Investigators have said at other court hearings that the mother-daughter stabbings were the first part of a "you-kill-my-wife-and-I'll-kill yours" pact between the two husbands. But yesterday, as Meyer's trial began, the prosecution was silent on this point. Instead, Prince George's County Deputy State's Attorney Joseph Sauerwein focused only on the deaths of Carol and Heather Lewis.

In his opening statement to the jury in Prince Georges County Circuit Court, Sauerwein said Meyer confessed to police that he went to Carol Lewis's home at 4807 Reemore la. last Sept. 23 "to eliminate her. It was Lon's idea."

Sauerwein also told the jury in Judge Jacob Levin's courtroom that Meyer had told police of going into the house, talking to Carol Lewis, going into the kitchen and hearing a dog bark.

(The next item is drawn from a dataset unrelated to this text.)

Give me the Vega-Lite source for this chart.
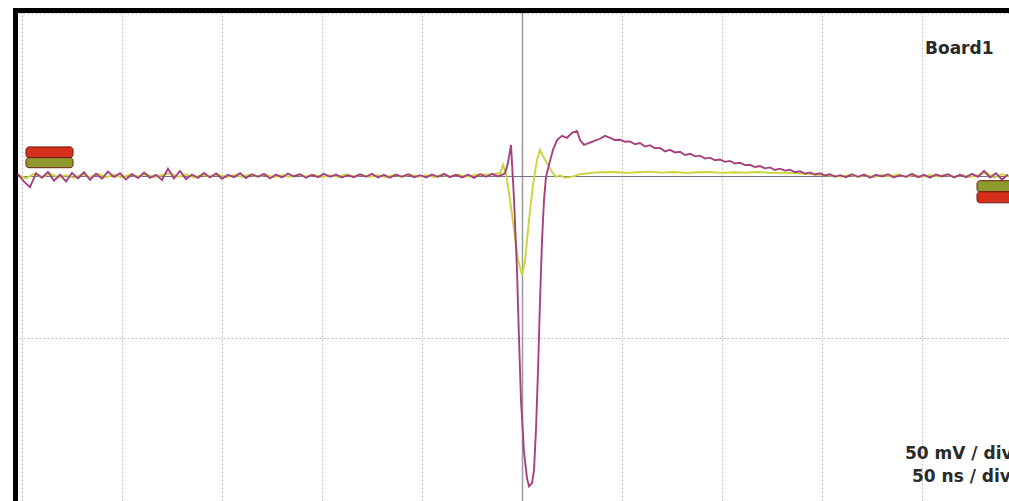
{
  "$schema": "https://vega.github.io/schema/vega-lite/v6.json",
  "autosize": {"type": "none"},
  "padding": {"left": 15, "top": 10, "right": 0, "bottom": 0},
  "width": 994,
  "height": 491,
  "background": "#ffffff",
  "config": {"view": {"stroke": null}},
  "datasets": {
    "purple": [
      {"t": -252, "v": 0.5}, {"t": -249, "v": -1.8}, {"t": -246, "v": -3.5}, {"t": -243, "v": 0.8}, {"t": -240, "v": -0.6},
      {"t": -237, "v": 1.2}, {"t": -234, "v": -1.5}, {"t": -231, "v": 0.4}, {"t": -228, "v": -1.7}, {"t": -225, "v": 0.9},
      {"t": -222, "v": -0.8}, {"t": -219, "v": 1.1}, {"t": -216, "v": -1.2}, {"t": -213, "v": 0.6}, {"t": -210, "v": -0.9},
      {"t": -207, "v": 1.3}, {"t": -204, "v": -0.4}, {"t": -201, "v": 0.8}, {"t": -198, "v": -1.1}, {"t": -195, "v": 0.5},
      {"t": -192, "v": -0.7}, {"t": -189, "v": 1.0}, {"t": -186, "v": -0.6}, {"t": -183, "v": 0.3}, {"t": -180, "v": -1.3},
      {"t": -177, "v": 2.2}, {"t": -174, "v": -0.8}, {"t": -171, "v": 1.5}, {"t": -168, "v": -1.0}, {"t": -165, "v": 0.4},
      {"t": -162, "v": -0.6}, {"t": -159, "v": 0.9}, {"t": -156, "v": -0.5}, {"t": -153, "v": 0.7}, {"t": -150, "v": -0.9},
      {"t": -147, "v": 0.3}, {"t": -144, "v": -0.4}, {"t": -141, "v": 0.8}, {"t": -138, "v": -0.7}, {"t": -135, "v": 0.5},
      {"t": -132, "v": -0.3}, {"t": -129, "v": 0.6}, {"t": -126, "v": -0.8}, {"t": -123, "v": 0.4}, {"t": -120, "v": -0.5},
      {"t": -117, "v": 0.7}, {"t": -114, "v": -0.2}, {"t": -111, "v": 0.5}, {"t": -108, "v": -0.6}, {"t": -105, "v": 0.3},
      {"t": -102, "v": -0.4}, {"t": -99, "v": 0.6}, {"t": -96, "v": -0.3}, {"t": -93, "v": 0.4}, {"t": -90, "v": -0.5},
      {"t": -87, "v": 0.2}, {"t": -84, "v": -0.4}, {"t": -81, "v": 0.5}, {"t": -78, "v": -0.3}, {"t": -75, "v": 0.6},
      {"t": -72, "v": -0.5}, {"t": -69, "v": 0.3}, {"t": -66, "v": -0.6}, {"t": -63, "v": 0.4}, {"t": -60, "v": -0.3},
      {"t": -57, "v": 0.5}, {"t": -54, "v": -0.4}, {"t": -51, "v": 0.2}, {"t": -48, "v": -0.5}, {"t": -45, "v": 0.4},
      {"t": -42, "v": -0.3}, {"t": -39, "v": 0.6}, {"t": -36, "v": -0.4}, {"t": -33, "v": 0.3}, {"t": -30, "v": -0.5},
      {"t": -27, "v": 0.4}, {"t": -24, "v": -0.6}, {"t": -21, "v": 0.5}, {"t": -18, "v": -0.3}, {"t": -15, "v": 0.6},
      {"t": -12, "v": -0.2}, {"t": -10, "v": 0.3}, {"t": -8.5, "v": 0.8}, {"t": -7, "v": 4}, {"t": -5.5, "v": 9.5},
      {"t": -4, "v": -7}, {"t": -2.5, "v": -29}, {"t": -1.5, "v": -50}, {"t": -0.5, "v": -69}, {"t": 1, "v": -85},
      {"t": 2.5, "v": -93}, {"t": 3.5, "v": -95.5}, {"t": 5, "v": -94.5}, {"t": 6, "v": -90.5}, {"t": 7, "v": -78},
      {"t": 8, "v": -60}, {"t": 9, "v": -38.5}, {"t": 10, "v": -20}, {"t": 11, "v": -7.4}, {"t": 12, "v": -0.3},
      {"t": 13.5, "v": 3.4}, {"t": 15.5, "v": 8}, {"t": 17.5, "v": 11}, {"t": 20, "v": 12.3}, {"t": 22.5, "v": 11.7},
      {"t": 25, "v": 13.2}, {"t": 27.5, "v": 13.8}, {"t": 29, "v": 11}, {"t": 31, "v": 9.5}, {"t": 34, "v": 10.2},
      {"t": 36.5, "v": 10.8}, {"t": 39, "v": 11.4}, {"t": 41.5, "v": 12.3}, {"t": 44, "v": 11.7}, {"t": 46.5, "v": 11},
      {"t": 49, "v": 11.1}, {"t": 51.5, "v": 10.5}, {"t": 54, "v": 10.6}, {"t": 56.5, "v": 9.7}, {"t": 59, "v": 10.1},
      {"t": 61.5, "v": 9.0}, {"t": 64, "v": 9.4}, {"t": 66.5, "v": 8.5}, {"t": 69, "v": 8.6}, {"t": 71.5, "v": 7.5},
      {"t": 74, "v": 8.0}, {"t": 76.5, "v": 7.2}, {"t": 79, "v": 7.4}, {"t": 81.5, "v": 6.4}, {"t": 84, "v": 6.8},
      {"t": 86.5, "v": 6.0}, {"t": 89, "v": 6.2}, {"t": 91.5, "v": 5.3}, {"t": 94, "v": 5.6}, {"t": 96.5, "v": 4.8},
      {"t": 99, "v": 5.0}, {"t": 101.5, "v": 4.3}, {"t": 104, "v": 4.6}, {"t": 106.5, "v": 3.8}, {"t": 109, "v": 4.0},
      {"t": 111.5, "v": 3.3}, {"t": 114, "v": 3.4}, {"t": 116.5, "v": 2.7}, {"t": 119, "v": 3.0}, {"t": 121.5, "v": 2.3},
      {"t": 124, "v": 2.6}, {"t": 126.5, "v": 1.8}, {"t": 129, "v": 2.2}, {"t": 131.5, "v": 1.6}, {"t": 134, "v": 1.9},
      {"t": 136.5, "v": 1.1}, {"t": 139, "v": 1.4}, {"t": 141.5, "v": 0.7}, {"t": 144, "v": 1.0}, {"t": 146.5, "v": 0.4},
      {"t": 149, "v": 0.8}, {"t": 151.5, "v": 0.1}, {"t": 154, "v": 0.5}, {"t": 156.5, "v": -0.3}, {"t": 159, "v": 0.2},
      {"t": 162, "v": -0.4}, {"t": 165, "v": 0.5}, {"t": 168, "v": -0.3}, {"t": 171, "v": 0.4}, {"t": 174, "v": -0.6},
      {"t": 177, "v": 0.3}, {"t": 180, "v": -0.2}, {"t": 183, "v": 0.5}, {"t": 186, "v": -0.5}, {"t": 189, "v": 0.2},
      {"t": 192, "v": -0.3}, {"t": 195, "v": 0.6}, {"t": 198, "v": -0.4}, {"t": 201, "v": 0.3}, {"t": 204, "v": -0.6},
      {"t": 207, "v": 0.4}, {"t": 210, "v": -0.2}, {"t": 213, "v": 0.5}, {"t": 216, "v": -0.5}, {"t": 219, "v": 0.3},
      {"t": 222, "v": -0.4}, {"t": 225, "v": 0.6}, {"t": 228, "v": -0.3}, {"t": 231, "v": 1.5}, {"t": 234, "v": -0.5},
      {"t": 237, "v": 0.8}, {"t": 240, "v": -1.2}, {"t": 243, "v": 0.4}
    ],
    "yellow": [
      {"t": -252, "v": 0.3}, {"t": -248, "v": -0.8}, {"t": -244, "v": 0.6}, {"t": -240, "v": -0.4}, {"t": -236, "v": 0.7},
      {"t": -232, "v": -0.5}, {"t": -228, "v": 0.2}, {"t": -224, "v": -0.6}, {"t": -220, "v": 0.5}, {"t": -216, "v": -0.3},
      {"t": -212, "v": 0.6}, {"t": -208, "v": -0.4}, {"t": -204, "v": 0.3}, {"t": -200, "v": -0.5}, {"t": -196, "v": 0.4},
      {"t": -192, "v": -0.2}, {"t": -188, "v": 0.5}, {"t": -184, "v": -0.4}, {"t": -180, "v": 0.2}, {"t": -176, "v": 0.8},
      {"t": -172, "v": -0.3}, {"t": -168, "v": 0.4}, {"t": -164, "v": -0.5}, {"t": -160, "v": 0.3}, {"t": -156, "v": -0.2},
      {"t": -152, "v": 0.5}, {"t": -148, "v": -0.4}, {"t": -144, "v": 0.3}, {"t": -140, "v": -0.3}, {"t": -136, "v": 0.4},
      {"t": -132, "v": -0.2}, {"t": -128, "v": 0.3}, {"t": -124, "v": -0.4}, {"t": -120, "v": 0.2}, {"t": -116, "v": -0.3},
      {"t": -112, "v": 0.4}, {"t": -108, "v": -0.2}, {"t": -104, "v": 0.3}, {"t": -100, "v": -0.4}, {"t": -96, "v": 0.2},
      {"t": -92, "v": -0.3}, {"t": -88, "v": 0.4}, {"t": -84, "v": -0.2}, {"t": -80, "v": 0.3}, {"t": -76, "v": -0.3},
      {"t": -72, "v": 0.2}, {"t": -68, "v": -0.4}, {"t": -64, "v": 0.3}, {"t": -60, "v": -0.2}, {"t": -56, "v": 0.4},
      {"t": -52, "v": -0.3}, {"t": -48, "v": 0.2}, {"t": -44, "v": -0.4}, {"t": -40, "v": 0.3}, {"t": -36, "v": -0.2},
      {"t": -32, "v": 0.4}, {"t": -28, "v": -0.3}, {"t": -24, "v": 0.2}, {"t": -20, "v": 0.5}, {"t": -16, "v": 0.3},
      {"t": -12, "v": 0.8}, {"t": -11, "v": 0.6}, {"t": -9.5, "v": 3.4}, {"t": -8, "v": 0.5}, {"t": -6, "v": -7.4},
      {"t": -4, "v": -16.6}, {"t": -2, "v": -25.8}, {"t": 0, "v": -30.5}, {"t": 1.5, "v": -26.5}, {"t": 3.5, "v": -13.5},
      {"t": 5.5, "v": -2.8}, {"t": 7.5, "v": 4.9}, {"t": 9, "v": 8}, {"t": 11, "v": 5.5}, {"t": 13, "v": 3.4},
      {"t": 15, "v": 1.2}, {"t": 17, "v": -0.3}, {"t": 19, "v": 0.2}, {"t": 21.5, "v": -0.6}, {"t": 24, "v": -0.4},
      {"t": 26.5, "v": 0}, {"t": 29, "v": 0.5}, {"t": 32, "v": 0.7}, {"t": 36, "v": 1.0}, {"t": 40, "v": 1.1},
      {"t": 46, "v": 1.2}, {"t": 52, "v": 0.9}, {"t": 58, "v": 1.1}, {"t": 64, "v": 1.3}, {"t": 70, "v": 1.0},
      {"t": 76, "v": 1.2}, {"t": 82, "v": 0.9}, {"t": 88, "v": 1.1}, {"t": 94, "v": 1.2}, {"t": 100, "v": 0.9},
      {"t": 106, "v": 1.1}, {"t": 112, "v": 1.0}, {"t": 118, "v": 1.2}, {"t": 124, "v": 0.9}, {"t": 130, "v": 1.0},
      {"t": 136, "v": 0.8}, {"t": 142, "v": 0.6}, {"t": 148, "v": 0.3}, {"t": 154, "v": 0.1}, {"t": 160, "v": -0.2},
      {"t": 164, "v": 0.3}, {"t": 168, "v": -0.3}, {"t": 172, "v": 0.2}, {"t": 176, "v": -0.4}, {"t": 180, "v": 0.3},
      {"t": 184, "v": -0.2}, {"t": 188, "v": 0.4}, {"t": 192, "v": -0.3}, {"t": 196, "v": 0.2}, {"t": 200, "v": -0.4},
      {"t": 204, "v": 0.3}, {"t": 208, "v": -0.2}, {"t": 212, "v": 0.4}, {"t": 216, "v": -0.3}, {"t": 220, "v": 0.2},
      {"t": 224, "v": -0.4}, {"t": 228, "v": 0.3}, {"t": 232, "v": 1.0}, {"t": 236, "v": -0.6}, {"t": 240, "v": 0.5},
      {"t": 243.5, "v": -0.2}
    ],
    "markers": [
      {"ch": "red", "t1": -248, "t2": -224.5, "v1": 8.9, "v2": 5.6},
      {"ch": "olive", "t1": -248, "t2": -224.5, "v1": 5.6, "v2": 2.5},
      {"ch": "olive", "t1": 227.5, "t2": 246, "v1": -1.5, "v2": -4.9},
      {"ch": "red", "t1": 227.5, "t2": 246, "v1": -4.9, "v2": -8.3}
    ],
    "labels": [
      {"t": 201.5, "v": 37.5, "label": "Board1"},
      {"t": 191.5, "v": -87.1, "label": "50 mV / div"},
      {"t": 195, "v": -94.2, "label": "50 ns / div"}
    ]
  },
  "layer": [
    {
      "data": {"name": "yellow"},
      "mark": {"type": "line", "color": "#cdd43a", "strokeWidth": 1.9, "interpolate": "linear"},
      "encoding": {
        "x": {
          "field": "t", "type": "quantitative",
          "scale": {"domain": [-253.5, 243.5], "nice": false, "zero": false},
          "axis": {
            "orient": "top", "title": null, "labels": false, "ticks": false,
            "values": [-250, -200, -150, -100, -50, 0, 50, 100, 150, 200],
            "domain": true, "domainColor": "#000000", "domainWidth": 5, "domainCap": "square",
            "grid": true,
            "gridColor": {"condition": {"test": "datum.value === 0", "value": "#9a9a9a"}, "value": "#c2c2c2"},
            "gridDash": {"condition": {"test": "datum.value === 0", "value": []}, "value": [2, 2]},
            "gridWidth": {"condition": {"test": "datum.value === 0", "value": 1.5}, "value": 1.2}
          }
        },
        "y": {
          "field": "v", "type": "quantitative",
          "scale": {"domain": [-100, 51], "nice": false, "zero": false},
          "axis": {
            "orient": "left", "title": null, "labels": false, "ticks": false,
            "values": [-50, 0, 50],
            "domain": true, "domainColor": "#000000", "domainWidth": 5, "domainCap": "square",
            "grid": true,
            "gridColor": {"condition": {"test": "datum.value === 0", "value": "#707484"}, "value": "#c2c2c2"},
            "gridDash": {"condition": {"test": "datum.value === 0", "value": []}, "value": [2, 2]},
            "gridWidth": {"condition": {"test": "datum.value === 0", "value": 1}, "value": 1.2}
          }
        }
      }
    },
    {
      "data": {"name": "purple"},
      "mark": {"type": "line", "color": "#a5417f", "strokeWidth": 1.9, "interpolate": "linear"},
      "encoding": {
        "x": {"field": "t", "type": "quantitative"},
        "y": {"field": "v", "type": "quantitative"}
      }
    },
    {
      "data": {"name": "markers"},
      "mark": {"type": "rect", "cornerRadius": 3, "stroke": "#6e1a10", "strokeWidth": 1},
      "encoding": {
        "x": {"field": "t1", "type": "quantitative"},
        "x2": {"field": "t2"},
        "y": {"field": "v1", "type": "quantitative"},
        "y2": {"field": "v2"},
        "color": {
          "field": "ch", "type": "nominal",
          "scale": {"domain": ["red", "olive"], "range": ["#d4301c", "#8f9a2e"]},
          "legend": null
        }
      }
    },
    {
      "data": {"name": "labels"},
      "mark": {"type": "text", "align": "left", "baseline": "alphabetic", "font": "DejaVu Sans", "fontWeight": "bold", "fontSize": 17, "color": "#2a2a2a"},
      "encoding": {
        "x": {"field": "t", "type": "quantitative"},
        "y": {"field": "v", "type": "quantitative"},
        "text": {"field": "label"}
      }
    }
  ]
}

"The next think he remembered was a knife in his hand, . . . blood on the floor and he threw the knife behind him," Sauerwein quoted Meyer as saying in an Oct. 8 statement.

Carol Lewis and her baby were found on the blood-soaked kitchen floor. Meyer was taken into custody Oct. 8, after Lewis allegedly made a statement the previous day implicating him.

Meyer's defense attorneys attempted to prevent his statements from being used at the trial, maintaining that they were improperly obtained by police.

Yesterday, Meyer's lawyer Joseph DePaul told the jury that his client made his second statement - one typed by police and signed by Meyer - only after he'd been worked over, denied his right to see a lawyer, denied his right to see his family."

In hearings before the trial, DePaul attempted to have that statement and an earlier handwritten on suppressed, but his motions were denied by Levins.

Yesterday, Depaul told the jurors "you must make the determination legally whether the statesments are voluntary."

"The evidence will show . . . that it was the old police technique - weve got a suspect, let's put a case together against him."

"Meyer of Rockville is a computer technician who had worked out of the Data Point Corp.'s Washington office, while Lewis had worked for the company in Baltimore.

Investigators have said in previous court hearings that Lewis was allegedly prompted to make a murder pact with Meyer because of Lewis relationship with a woman he met a business trip to San Antonio. Meyer, according to the prosecution, had been allowing Lewis to use his Rockville address to receive letters from the woman, who did not know Lewis was married.